That said, overall I thought this was wonderful and well worth your time. I received an audio review copy from Libro.FM. All opinions are my own.
A worthwhile entry into everyone's anti-racist reading list. There were ideas here that shouldn't be new to anyone who has been engaging with ideas of institutional racism in America, but Dyson also presents things in fresh ways. I particularly appreciated the format, letters to Elijah McLain, Breonna Taylor, Sandra Bland, Ahmaud Arbery, Hadiya Pendleton, and Clementa Pinckney, that ultimately address some aspect of racism, dating back to slavery and through Jim Crow and up to this year's Black Lives Matter protests. I appreciated seeing through lines from early slave rebellions to modern protests. I also really loved the ideas Dyson brings about the way Black progress slams against the white desire to maintain the status quo.
There were a few things here that I didn't totally agree with, or that felt a little under explored. One was the chapter on cancel culture. I understand his underlying idea of how structures survive the canceling of single people, but I don't think he gets at something vital here: the use of "cancelling" as protection for members of a community.
Additionally, there is a lot of hope here. While it's nice to encounter, it also feels a bit too hopeful, but that's probably particular to my own sensibilities.
The Not F-ing Around Coalition is the best part of this book. My heart was heavy after rehashing unarmed African-American murder victims. My gripe about this book is a lack of action plan for shifting power (e.g. bank black/financial empowerment or local policy reviews).
There are only so many ways to slice and dice racism. There is the pathetic legal trail, the shameful political trail, tragic straight history, personal memoirs and the legacy of civil rights efforts, to name the top few. Michael Eric Dyson has taken pages from each of them and sewn them into “letters” to Blacks who have been murdered, mostly by whites, in Long Time Coming.

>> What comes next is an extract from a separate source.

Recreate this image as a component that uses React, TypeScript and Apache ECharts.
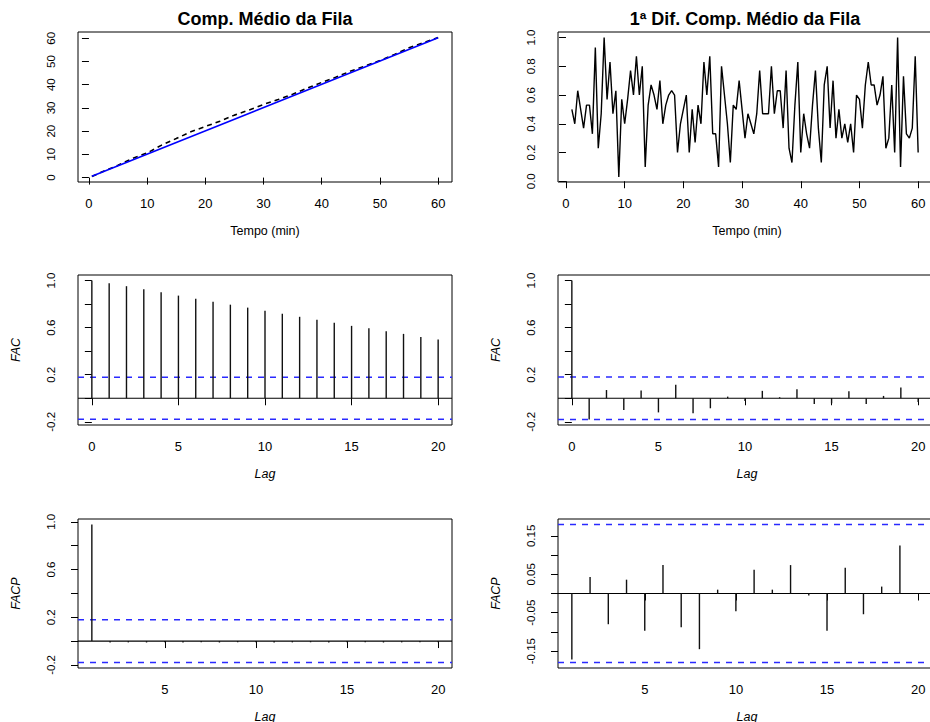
import React, { useEffect, useRef } from "react";
import * as echarts from "echarts";

// ---------- Data ----------
// Top-left: mean queue length (dashed) and its linear trend (blue)
const levelTime = [0.5, 2.5, 5, 7.5, 10, 12.5, 15, 17.5, 20, 22.5, 25, 27.5, 30, 32.5, 35, 37.5, 40, 42.5, 45, 47.5, 50, 52.5, 55, 57.5, 60];
const levelValue = [0.5, 2.7, 5.3, 8.3, 10.6, 14.0, 16.8, 19.7, 22.0, 24.3, 26.9, 29.1, 31.5, 33.6, 35.9, 38.5, 41.0, 43.3, 45.9, 48.1, 50.4, 53.0, 55.9, 58.1, 60.3];
const trendTime = [0.5, 60];
const trendValue = [0.6, 60.2];

// Top-right: first difference (t = 1, 1.5, ..., 60)
const diffValues = [
  0.50, 0.40, 0.63, 0.50, 0.37, 0.53, 0.53, 0.33, 0.93, 0.23,
  0.47, 1.00, 0.57, 0.83, 0.47, 0.63, 0.03, 0.57, 0.40, 0.57,
  0.77, 0.60, 0.87, 0.60, 0.80, 0.10, 0.53, 0.67, 0.60, 0.50,
  0.70, 0.40, 0.53, 0.60, 0.63, 0.60, 0.20, 0.40, 0.50, 0.60,
  0.20, 0.50, 0.27, 0.53, 0.40, 0.83, 0.60, 0.87, 0.33, 0.33,
  0.10, 0.80, 0.60, 0.40, 0.13, 0.53, 0.50, 0.70, 0.50, 0.30,
  0.47, 0.40, 0.33, 0.47, 0.77, 0.47, 0.47, 0.47, 0.80, 0.47,
  0.63, 0.63, 0.37, 0.77, 0.23, 0.13, 0.53, 0.83, 0.20, 0.47,
  0.33, 0.23, 0.53, 0.77, 0.37, 0.13, 0.67, 0.80, 0.37, 0.70,
  0.30, 0.50, 0.30, 0.40, 0.27, 0.40, 0.20, 0.60, 0.57, 0.37,
  0.67, 0.83, 0.67, 0.67, 0.53, 0.60, 0.73, 0.23, 0.30, 0.67,
  0.20, 1.00, 0.10, 0.73, 0.33, 0.30, 0.37, 0.87, 0.20,
];
const diffTime = diffValues.map((_, i) => 1 + i * 0.5);

// ACF of the series (lags 0..20)
const acfLags = [0, 1, 2, 3, 4, 5, 6, 7, 8, 9, 10, 11, 12, 13, 14, 15, 16, 17, 18, 19, 20];
const acfLevel = [1.0, 0.977, 0.952, 0.926, 0.90, 0.872, 0.846, 0.82, 0.795, 0.77, 0.744, 0.718, 0.692, 0.667, 0.641, 0.615, 0.595, 0.57, 0.547, 0.521, 0.50];
// ACF of the first difference (lags 0..20)
const acfDiff = [1.0, -0.18, 0.07, -0.10, 0.065, -0.12, 0.114, -0.128, -0.085, 0.014, -0.023, 0.063, 0.009, 0.077, -0.048, -0.043, 0.06, -0.048, 0.02, 0.091, -0.031];

// PACF (lags 1..20)
const pacfLags = [1, 2, 3, 4, 5, 6, 7, 8, 9, 10, 11, 12, 13, 14, 15, 16, 17, 18, 19, 20];
const pacfLevel = [0.977, -0.012, -0.011, -0.012, -0.010, -0.012, -0.011, -0.012, -0.010, -0.011, -0.012, -0.011, -0.010, -0.012, -0.011, -0.010, -0.012, -0.011, -0.010, -0.011];
const pacfDiff = [-0.172, 0.043, -0.080, 0.036, -0.097, 0.074, -0.088, -0.145, 0.010, -0.046, 0.062, 0.010, 0.074, -0.005, -0.097, 0.067, -0.054, 0.018, 0.125, 0.001];

// Confidence limits
const ciLevel = 0.179;
const ciDiff = 0.18;

// Tick values
const timeTicks = [0, 10, 20, 30, 40, 50, 60];
const levelTicks = [0, 10, 20, 30, 40, 50, 60];
const diffTicks = [0, 0.2, 0.4, 0.6, 0.8, 1.0];
const lagTicks = [0, 5, 10, 15, 20];
const pacfLagTicks = [5, 10, 15, 20];
const acfTicks = [-0.2, 0, 0.2, 0.4, 0.6, 0.8, 1.0];
const acfLabelTicks = [-0.2, 0.2, 0.6, 1.0];
const pacfDiffTicks = [-0.15, -0.1, -0.05, 0, 0.05, 0.1, 0.15];
const pacfDiffLabelTicks = [-0.15, -0.05, 0.05, 0.15];

const FONT = '"Liberation Sans", Arial, Helvetica, sans-serif';

function fmt(dec: number) {
  return (v: number) => (Math.abs(v) < 1e-9 ? (0).toFixed(dec) : v.toFixed(dec));
}

function makeXAxis(gridIndex: number, min: number, max: number, ticks: number[], name: string, italic: boolean) {
  return {
    type: "value",
    gridIndex,
    min,
    max,
    name,
    nameLocation: "middle",
    nameGap: 42,
    nameTextStyle: { fontFamily: FONT, fontSize: 12.5, color: "#000", fontStyle: italic ? "italic" : "normal" },
    axisLine: { show: false },
    axisTick: { show: true, length: 7, inside: false, customValues: ticks, lineStyle: { color: "#000", width: 1 } },
    axisLabel: { show: true, customValues: ticks, margin: 15, fontFamily: FONT, fontSize: 13, color: "#000", formatter: (v: number) => String(v) },
    splitLine: { show: false },
  };
}

function makeYAxis(gridIndex: number, min: number, max: number, ticks: number[], labels: number[], dec: number, name: string) {
  return {
    type: "value",
    gridIndex,
    min,
    max,
    name,
    nameLocation: "middle",
    nameGap: 56,
    nameRotate: 90,
    nameTextStyle: { fontFamily: FONT, fontSize: 12.5, color: "#000", fontStyle: "italic" },
    axisLine: { show: false },
    axisTick: { show: true, length: 7, inside: false, customValues: ticks, lineStyle: { color: "#000", width: 1 } },
    axisLabel: { show: true, customValues: labels, rotate: 90, margin: 21, fontFamily: FONT, fontSize: 11.5, color: "#000", formatter: fmt(dec) },
    splitLine: { show: false },
  };
}

function spikeSeries(gi: number, lags: number[], vals: number[]) {
  return {
    type: "custom",
    xAxisIndex: gi,
    yAxisIndex: gi,
    encode: { x: 0, y: 1 },
    data: lags.map((l, i) => [l, vals[i]]),
    z: 3,
    renderItem: (_p: any, api: any) => {
      const x = api.value(0);
      const y = api.value(1);
      const a = api.coord([x, 0]);
      const b = api.coord([x, y]);
      return {
        type: "line",
        shape: { x1: a[0], y1: a[1], x2: b[0], y2: b[1] },
        style: { stroke: "#111", lineWidth: 1.4 },
      };
    },
  };
}

function hline(gi: number, y: number, xmin: number, xmax: number, color: string, dashed: boolean) {
  return {
    type: "line",
    xAxisIndex: gi,
    yAxisIndex: gi,
    data: [[xmin, y], [xmax, y]],
    symbol: "none",
    showSymbol: false,
    silent: true,
    z: 2,
    lineStyle: { color, width: dashed ? 1.5 : 1.2, type: dashed ? [6, 6] : "solid" },
  };
}

export default function App() {
  const ref = useRef<HTMLDivElement>(null);
  useEffect(() => {
    if (!ref.current) return;
    const chart = echarts.init(ref.current, undefined, { renderer: "svg" });
    const gridBase = {
      show: true, borderColor: "#000", borderWidth: 1, backgroundColor: "transparent",
      containLabel: false, outerBoundsMode: "none",
    };
    // left column: 374px wide boxes; right column boxes run past the page edge (same scale)
    const xMinAcf = -0.8, xMaxAcf = 20.8, xMaxAcfR = 21.03;
    const xMinPacf = 0.24, xMaxPacf = 20.76, xMaxPacfR = 20.98;
    const blue = "#2a2aff";
    const option: any = {
      animation: false,
      backgroundColor: "#fff",
      textStyle: { fontFamily: FONT },
      graphic: [
        { type: "text", x: 265, y: 19, style: { text: "Comp. Médio da Fila", font: `bold 18px ${FONT}`, fill: "#000", textAlign: "center", textVerticalAlign: "middle" } },
        { type: "text", x: 745, y: 19, style: { text: "1ª Dif. Comp. Médio da Fila", font: `bold 18px ${FONT}`, fill: "#000", textAlign: "center", textVerticalAlign: "middle" } },
      ],
      grid: [
        { ...gridBase, left: 78, top: 32, width: 374, height: 150 },
        { ...gridBase, left: 558, top: 32, width: 378, height: 150 },
        { ...gridBase, left: 78, top: 275, width: 374, height: 150 },
        { ...gridBase, left: 558, top: 275, width: 378, height: 150 },
        { ...gridBase, left: 78, top: 519, width: 374, height: 149 },
        { ...gridBase, left: 558, top: 519, width: 378, height: 149 },
      ],
      xAxis: [
        makeXAxis(0, -1.88, 62.38, timeTicks, "Tempo (min)", false),
        makeXAxis(1, -1.36, 63.04, timeTicks, "Tempo (min)", false),
        makeXAxis(2, xMinAcf, xMaxAcf, lagTicks, "Lag", true),
        makeXAxis(3, xMinAcf, xMaxAcfR, lagTicks, "Lag", true),
        makeXAxis(4, xMinPacf, xMaxPacf, pacfLagTicks, "Lag", true),
        makeXAxis(5, xMinPacf, xMaxPacfR, pacfLagTicks, "Lag", true),
      ],
      yAxis: [
        makeYAxis(0, -1.9, 62.7, levelTicks, levelTicks, 0, ""),
        makeYAxis(1, -0.0053, 1.0387, diffTicks, diffTicks, 1, ""),
        makeYAxis(2, -0.227, 1.047, acfTicks, acfLabelTicks, 1, "FAC"),
        makeYAxis(3, -0.227, 1.047, acfTicks, acfLabelTicks, 1, "FAC"),
        makeYAxis(4, -0.226, 1.024, acfTicks, acfLabelTicks, 1, "FACP"),
        makeYAxis(5, -0.194, 0.194, pacfDiffTicks, pacfDiffLabelTicks, 2, "FACP"),
      ],
      series: [
        {
          type: "line", xAxisIndex: 0, yAxisIndex: 0, symbol: "none", showSymbol: false, z: 2,
          data: levelTime.map((t, i) => [t, levelValue[i]]),
          lineStyle: { color: "#000", width: 1.6, type: [5, 4] },
        },
        {
          type: "line", xAxisIndex: 0, yAxisIndex: 0, symbol: "none", showSymbol: false, z: 3,
          data: trendTime.map((t, i) => [t, trendValue[i]]),
          lineStyle: { color: "#0000ff", width: 1.6 },
        },
        {
          type: "line", xAxisIndex: 1, yAxisIndex: 1, symbol: "none", showSymbol: false, z: 2,
          data: diffTime.map((t, i) => [t, diffValues[i]]),
          lineStyle: { color: "#000", width: 1.4 },
        },
        hline(2, 0, xMinAcf, xMaxAcf, "#000", false),
        hline(2, ciLevel, xMinAcf, xMaxAcf, blue, true),
        hline(2, -ciLevel, xMinAcf, xMaxAcf, blue, true),
        spikeSeries(2, acfLags, acfLevel),
        hline(3, 0, xMinAcf, xMaxAcfR, "#000", false),
        hline(3, ciDiff, xMinAcf, xMaxAcfR, blue, true),
        hline(3, -ciDiff, xMinAcf, xMaxAcfR, blue, true),
        spikeSeries(3, acfLags, acfDiff),
        hline(4, 0, xMinPacf, xMaxPacf, "#000", false),
        hline(4, ciLevel, xMinPacf, xMaxPacf, blue, true),
        hline(4, -ciLevel, xMinPacf, xMaxPacf, blue, true),
        spikeSeries(4, pacfLags, pacfLevel),
        hline(5, 0, xMinPacf, xMaxPacfR, "#000", false),
        hline(5, ciDiff, xMinPacf, xMaxPacfR, blue, true),
        hline(5, -ciDiff, xMinPacf, xMaxPacfR, blue, true),
        spikeSeries(5, pacfLags, pacfDiff),
      ],
    };
    chart.setOption(option);
    return () => chart.dispose();
  }, []);
  return (
    <div
      ref={ref}
      style={{ position: "fixed", left: 0, top: 0, width: 930, height: 722, background: "#fff" }}
    />
  );
}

Each chapter is addressed to a different victim: Elijah McLain, Breonna Taylor, Sandra Bland, Ahmaud Arbery, Hadiya Pendleton, and Clementa Pinckney. In the letter (Dear Elijah, etc.), Dyson recaps the way they died to them, and launches into a discourse on some aspect of racism from slavery and Jim Crow lynchings to Black Lives Matter. It’s a different approach, but the content is largely the same. There is no new ground broken here, but the usual sick feeling over 400 years of abuse, physical, mental and sexual, is ever-present.
Early on, in what might be the only really memorable development, Dyson explains the “law of white racist physics”: “A Black body and a white body cannot exist in the same space and same time without white permission.” “Black bodies that violate the rules of play automatically revert back to the conventions of slavery and the protocol of the plantation.” I had not seen that anywhere before.
The hero of the story, if it can be called that, is the cell phone. Dyson does not examine it very closely, but the cellphone has produced real time, definitive, unimpeachable, blow by blow documentation of the murders of ordinary Blacks, out in public. The videos show what are more like executions than arrests. They prove conclusively what Blacks have complained about since Reconstruction: police brutality on top of racial discrimination. Cell phone videos have mobilized whites as nothing ever has before. They have certainly provided much of the story Dyson presents in his book.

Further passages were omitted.